#### Written instruction:
Only the lines from the start of the data to the line containing "const annotationText = 'MC-SCP-MAC';", both included, should be output, exactly and without pictures.

#### Data extract:

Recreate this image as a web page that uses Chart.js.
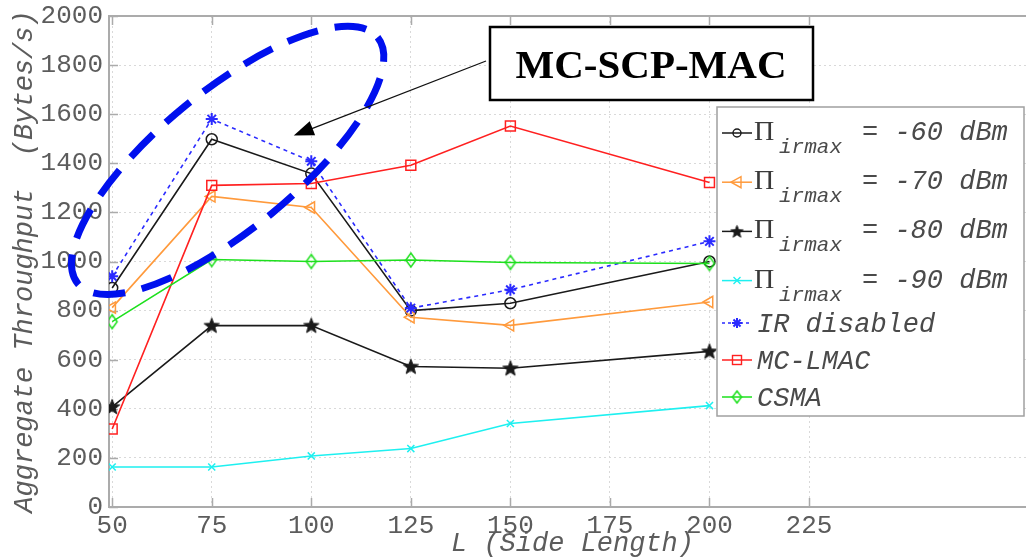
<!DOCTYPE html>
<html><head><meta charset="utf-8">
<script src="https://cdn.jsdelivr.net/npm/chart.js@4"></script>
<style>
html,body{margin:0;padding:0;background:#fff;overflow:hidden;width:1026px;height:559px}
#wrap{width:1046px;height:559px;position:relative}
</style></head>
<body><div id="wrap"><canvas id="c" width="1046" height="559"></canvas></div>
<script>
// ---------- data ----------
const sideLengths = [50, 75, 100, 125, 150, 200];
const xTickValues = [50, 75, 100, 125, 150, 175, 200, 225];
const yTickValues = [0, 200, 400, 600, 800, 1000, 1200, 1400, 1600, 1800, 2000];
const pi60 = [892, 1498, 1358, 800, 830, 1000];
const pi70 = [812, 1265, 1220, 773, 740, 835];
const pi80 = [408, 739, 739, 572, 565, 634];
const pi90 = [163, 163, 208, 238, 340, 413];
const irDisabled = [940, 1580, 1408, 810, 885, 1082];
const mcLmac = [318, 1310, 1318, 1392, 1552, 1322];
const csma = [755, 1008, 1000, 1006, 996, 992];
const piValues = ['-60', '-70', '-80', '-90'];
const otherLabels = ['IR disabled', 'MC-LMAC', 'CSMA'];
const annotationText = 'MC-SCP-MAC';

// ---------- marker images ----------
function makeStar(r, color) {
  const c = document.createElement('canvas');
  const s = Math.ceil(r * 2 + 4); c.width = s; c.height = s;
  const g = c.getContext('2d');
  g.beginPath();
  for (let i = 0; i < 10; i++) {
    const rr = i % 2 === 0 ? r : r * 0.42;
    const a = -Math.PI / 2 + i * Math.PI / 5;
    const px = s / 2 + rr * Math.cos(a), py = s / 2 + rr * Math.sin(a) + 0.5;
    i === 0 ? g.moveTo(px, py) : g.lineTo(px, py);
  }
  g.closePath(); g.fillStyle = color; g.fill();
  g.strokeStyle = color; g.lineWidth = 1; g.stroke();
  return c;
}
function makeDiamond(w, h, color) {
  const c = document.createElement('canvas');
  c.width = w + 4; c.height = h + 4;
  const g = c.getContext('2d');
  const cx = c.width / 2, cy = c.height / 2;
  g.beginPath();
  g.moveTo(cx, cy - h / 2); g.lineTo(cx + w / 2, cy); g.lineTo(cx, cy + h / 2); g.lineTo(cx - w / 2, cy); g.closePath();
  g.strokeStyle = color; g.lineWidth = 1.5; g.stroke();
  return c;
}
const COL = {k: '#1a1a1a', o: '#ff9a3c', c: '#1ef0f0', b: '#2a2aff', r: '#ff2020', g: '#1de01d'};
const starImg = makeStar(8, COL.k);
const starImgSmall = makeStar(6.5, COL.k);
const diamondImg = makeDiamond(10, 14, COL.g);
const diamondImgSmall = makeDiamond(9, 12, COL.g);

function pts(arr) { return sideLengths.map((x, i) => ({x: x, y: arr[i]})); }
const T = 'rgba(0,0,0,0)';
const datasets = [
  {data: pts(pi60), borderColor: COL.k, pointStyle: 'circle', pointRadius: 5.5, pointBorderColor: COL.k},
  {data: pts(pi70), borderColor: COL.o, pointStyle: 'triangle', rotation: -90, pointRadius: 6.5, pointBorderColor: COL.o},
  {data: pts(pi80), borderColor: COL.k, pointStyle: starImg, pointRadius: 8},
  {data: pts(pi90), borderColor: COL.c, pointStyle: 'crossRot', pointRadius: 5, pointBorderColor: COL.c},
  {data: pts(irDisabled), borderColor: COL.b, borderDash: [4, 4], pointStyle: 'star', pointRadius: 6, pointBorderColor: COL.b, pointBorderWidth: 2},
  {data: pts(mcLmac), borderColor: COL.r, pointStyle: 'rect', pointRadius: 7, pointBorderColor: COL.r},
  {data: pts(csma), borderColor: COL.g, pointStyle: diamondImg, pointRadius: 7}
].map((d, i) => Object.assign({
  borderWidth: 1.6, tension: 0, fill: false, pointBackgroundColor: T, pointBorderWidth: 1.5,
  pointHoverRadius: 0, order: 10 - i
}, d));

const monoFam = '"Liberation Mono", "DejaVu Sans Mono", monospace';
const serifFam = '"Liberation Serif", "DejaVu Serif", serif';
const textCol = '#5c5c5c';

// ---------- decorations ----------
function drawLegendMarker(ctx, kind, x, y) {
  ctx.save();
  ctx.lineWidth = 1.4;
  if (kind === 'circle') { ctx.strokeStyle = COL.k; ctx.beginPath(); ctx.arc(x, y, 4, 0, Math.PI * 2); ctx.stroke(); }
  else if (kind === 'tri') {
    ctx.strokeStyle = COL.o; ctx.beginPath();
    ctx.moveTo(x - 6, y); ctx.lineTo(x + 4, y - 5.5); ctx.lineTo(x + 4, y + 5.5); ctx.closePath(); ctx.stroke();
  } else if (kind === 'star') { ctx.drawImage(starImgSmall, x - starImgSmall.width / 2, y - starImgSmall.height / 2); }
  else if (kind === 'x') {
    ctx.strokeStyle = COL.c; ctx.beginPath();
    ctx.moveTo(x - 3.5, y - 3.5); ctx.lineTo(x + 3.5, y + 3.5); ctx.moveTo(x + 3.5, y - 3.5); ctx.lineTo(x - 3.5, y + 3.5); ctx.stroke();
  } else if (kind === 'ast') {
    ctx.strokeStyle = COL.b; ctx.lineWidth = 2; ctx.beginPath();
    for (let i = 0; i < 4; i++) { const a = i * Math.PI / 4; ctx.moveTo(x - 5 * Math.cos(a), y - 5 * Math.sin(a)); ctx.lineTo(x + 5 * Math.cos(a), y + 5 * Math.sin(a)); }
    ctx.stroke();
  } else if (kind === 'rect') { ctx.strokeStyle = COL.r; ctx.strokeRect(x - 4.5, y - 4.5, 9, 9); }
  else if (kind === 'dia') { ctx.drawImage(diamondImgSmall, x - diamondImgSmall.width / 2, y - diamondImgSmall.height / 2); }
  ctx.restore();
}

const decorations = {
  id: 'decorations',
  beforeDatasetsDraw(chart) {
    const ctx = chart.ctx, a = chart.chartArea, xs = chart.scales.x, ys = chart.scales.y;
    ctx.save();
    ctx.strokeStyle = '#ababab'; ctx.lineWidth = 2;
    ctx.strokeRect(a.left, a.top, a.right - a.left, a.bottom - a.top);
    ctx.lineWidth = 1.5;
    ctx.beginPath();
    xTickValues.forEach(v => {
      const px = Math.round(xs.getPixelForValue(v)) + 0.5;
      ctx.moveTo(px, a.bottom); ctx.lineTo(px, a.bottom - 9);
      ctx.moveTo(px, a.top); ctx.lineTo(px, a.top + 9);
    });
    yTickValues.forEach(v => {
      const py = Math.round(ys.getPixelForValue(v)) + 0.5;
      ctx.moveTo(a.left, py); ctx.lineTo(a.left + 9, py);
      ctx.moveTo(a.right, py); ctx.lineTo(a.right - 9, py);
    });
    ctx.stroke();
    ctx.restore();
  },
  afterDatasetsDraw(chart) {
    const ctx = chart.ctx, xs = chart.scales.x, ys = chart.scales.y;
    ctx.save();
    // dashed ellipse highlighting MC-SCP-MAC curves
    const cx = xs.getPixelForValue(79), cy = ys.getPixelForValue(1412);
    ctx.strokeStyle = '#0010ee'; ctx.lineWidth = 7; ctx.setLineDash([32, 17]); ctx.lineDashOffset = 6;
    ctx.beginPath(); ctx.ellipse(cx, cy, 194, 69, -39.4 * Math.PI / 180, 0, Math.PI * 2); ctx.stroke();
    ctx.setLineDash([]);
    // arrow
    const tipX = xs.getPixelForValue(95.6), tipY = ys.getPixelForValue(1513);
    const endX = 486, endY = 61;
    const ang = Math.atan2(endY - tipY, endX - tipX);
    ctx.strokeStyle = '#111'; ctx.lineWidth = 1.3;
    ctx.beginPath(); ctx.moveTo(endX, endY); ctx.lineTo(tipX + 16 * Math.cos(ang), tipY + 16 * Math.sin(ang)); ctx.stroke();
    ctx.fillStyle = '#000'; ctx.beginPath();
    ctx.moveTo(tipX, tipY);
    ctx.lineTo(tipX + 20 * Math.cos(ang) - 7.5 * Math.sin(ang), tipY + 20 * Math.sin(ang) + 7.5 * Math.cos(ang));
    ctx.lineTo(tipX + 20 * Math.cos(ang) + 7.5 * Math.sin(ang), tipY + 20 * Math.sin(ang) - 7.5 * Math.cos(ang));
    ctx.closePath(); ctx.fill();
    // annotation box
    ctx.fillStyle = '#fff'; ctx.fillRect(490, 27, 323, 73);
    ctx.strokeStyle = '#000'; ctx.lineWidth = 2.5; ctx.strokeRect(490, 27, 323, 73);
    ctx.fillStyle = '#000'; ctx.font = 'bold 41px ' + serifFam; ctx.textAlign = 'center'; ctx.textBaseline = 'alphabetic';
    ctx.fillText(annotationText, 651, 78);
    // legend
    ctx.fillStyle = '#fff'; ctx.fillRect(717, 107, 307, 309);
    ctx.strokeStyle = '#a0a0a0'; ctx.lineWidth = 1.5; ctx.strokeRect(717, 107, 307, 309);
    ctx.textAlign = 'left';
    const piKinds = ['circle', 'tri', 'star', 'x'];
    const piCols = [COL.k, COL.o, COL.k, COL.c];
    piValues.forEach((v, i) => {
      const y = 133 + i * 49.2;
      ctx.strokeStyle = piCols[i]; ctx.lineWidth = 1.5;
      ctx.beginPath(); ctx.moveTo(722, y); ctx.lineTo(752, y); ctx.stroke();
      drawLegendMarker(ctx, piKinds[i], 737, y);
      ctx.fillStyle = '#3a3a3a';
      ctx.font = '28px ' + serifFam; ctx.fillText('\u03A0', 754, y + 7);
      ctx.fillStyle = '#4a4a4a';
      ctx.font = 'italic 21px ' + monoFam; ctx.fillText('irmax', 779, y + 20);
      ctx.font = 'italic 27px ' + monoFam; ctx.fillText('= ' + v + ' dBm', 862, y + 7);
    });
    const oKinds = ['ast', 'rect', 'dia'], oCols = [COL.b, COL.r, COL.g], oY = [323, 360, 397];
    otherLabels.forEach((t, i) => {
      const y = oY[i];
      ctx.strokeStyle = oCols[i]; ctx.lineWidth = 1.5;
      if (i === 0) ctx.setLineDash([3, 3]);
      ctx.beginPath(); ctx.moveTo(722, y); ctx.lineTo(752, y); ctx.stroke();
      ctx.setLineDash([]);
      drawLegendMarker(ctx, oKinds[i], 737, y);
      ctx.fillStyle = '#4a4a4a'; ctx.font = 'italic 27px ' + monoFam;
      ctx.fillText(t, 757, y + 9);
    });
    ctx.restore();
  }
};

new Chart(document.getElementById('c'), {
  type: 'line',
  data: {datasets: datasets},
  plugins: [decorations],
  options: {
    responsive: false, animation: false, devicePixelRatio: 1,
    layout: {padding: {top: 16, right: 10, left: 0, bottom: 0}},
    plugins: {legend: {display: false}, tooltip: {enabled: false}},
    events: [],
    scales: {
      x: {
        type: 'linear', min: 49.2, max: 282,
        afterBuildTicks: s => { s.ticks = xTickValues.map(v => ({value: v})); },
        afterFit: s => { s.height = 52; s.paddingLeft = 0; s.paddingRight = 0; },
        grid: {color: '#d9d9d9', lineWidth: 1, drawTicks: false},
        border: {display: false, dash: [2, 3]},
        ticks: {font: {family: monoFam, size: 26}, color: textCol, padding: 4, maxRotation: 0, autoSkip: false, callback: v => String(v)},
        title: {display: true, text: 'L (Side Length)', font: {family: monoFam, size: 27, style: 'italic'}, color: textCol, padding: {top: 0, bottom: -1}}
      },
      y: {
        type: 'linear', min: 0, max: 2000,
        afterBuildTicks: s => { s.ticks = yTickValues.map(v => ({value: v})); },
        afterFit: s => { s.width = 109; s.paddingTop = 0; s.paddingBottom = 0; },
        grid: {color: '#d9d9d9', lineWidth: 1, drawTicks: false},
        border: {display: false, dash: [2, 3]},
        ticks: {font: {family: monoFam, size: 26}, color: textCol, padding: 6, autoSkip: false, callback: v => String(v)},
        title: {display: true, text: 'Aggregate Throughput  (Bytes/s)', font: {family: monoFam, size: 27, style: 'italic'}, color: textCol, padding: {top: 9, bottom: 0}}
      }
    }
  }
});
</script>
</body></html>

#### Solution to this exercise:
Recreate this image as a web page that uses Chart.js.
<!DOCTYPE html>
<html><head><meta charset="utf-8">
<script src="https://cdn.jsdelivr.net/npm/chart.js@4"></script>
<style>
html,body{margin:0;padding:0;background:#fff;overflow:hidden;width:1026px;height:559px}
#wrap{width:1046px;height:559px;position:relative}
</style></head>
<body><div id="wrap"><canvas id="c" width="1046" height="559"></canvas></div>
<script>
// ---------- data ----------
const sideLengths = [50, 75, 100, 125, 150, 200];
const xTickValues = [50, 75, 100, 125, 150, 175, 200, 225];
const yTickValues = [0, 200, 400, 600, 800, 1000, 1200, 1400, 1600, 1800, 2000];
const pi60 = [892, 1498, 1358, 800, 830, 1000];
const pi70 = [812, 1265, 1220, 773, 740, 835];
const pi80 = [408, 739, 739, 572, 565, 634];
const pi90 = [163, 163, 208, 238, 340, 413];
const irDisabled = [940, 1580, 1408, 810, 885, 1082];
const mcLmac = [318, 1310, 1318, 1392, 1552, 1322];
const csma = [755, 1008, 1000, 1006, 996, 992];
const piValues = ['-60', '-70', '-80', '-90'];
const otherLabels = ['IR disabled', 'MC-LMAC', 'CSMA'];
const annotationText = 'MC-SCP-MAC';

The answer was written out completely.